NAFTA has improved the country’s future prospects in the field of investment and trade by making the rules and procedures strict throughout the entire continent.

CONCLUSION

NAFTA’s aim is built on lowering the tariffs, which are imposed on most of the goods that are being traded among all the three countries, the United States, Canada and the Mexico and gradually eliminating them.

While The United States, Canada and Mexico experienced a trend for a net trade creation, NAFTA drastically improved and also amplified the bilateral trade flow in between Canada – United States and Mexico – United States.

Due to the small share of trade to its larger economy, the impact of NAFTA on United States’ GDP (Gross Domestic Product) appeared insignificant. On the other hand, NAFTA’s impact on Canada’s GDP was high due to larger role played by the country in trade, especially with the other members of the NAFTA and thus Canada’s economy was improved.

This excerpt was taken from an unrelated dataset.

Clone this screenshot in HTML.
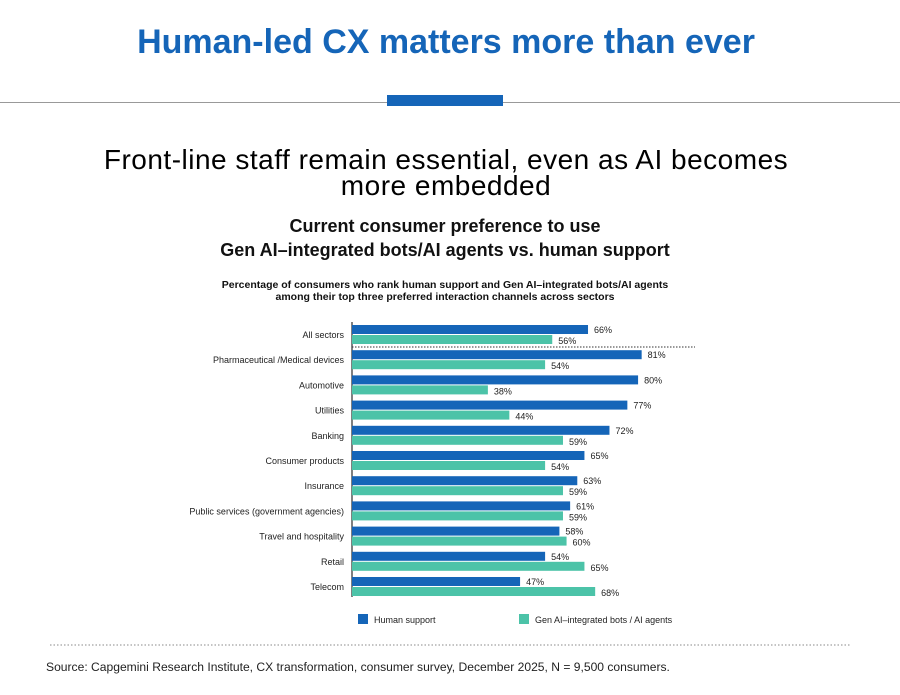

The Presidential elections of the United States 2008 brought in consideration on the talks of the North American Free Trade Agreement (NAFTA) the tri trade block uniting the three countries namely the United States, Canada and Mexico.

Since the accomplishment of NAFTA, the trade relations among the three countries have broadened and all the three countries have also grown in their economic level, Canada in its fastest average rate and Mexico at the slowest rate.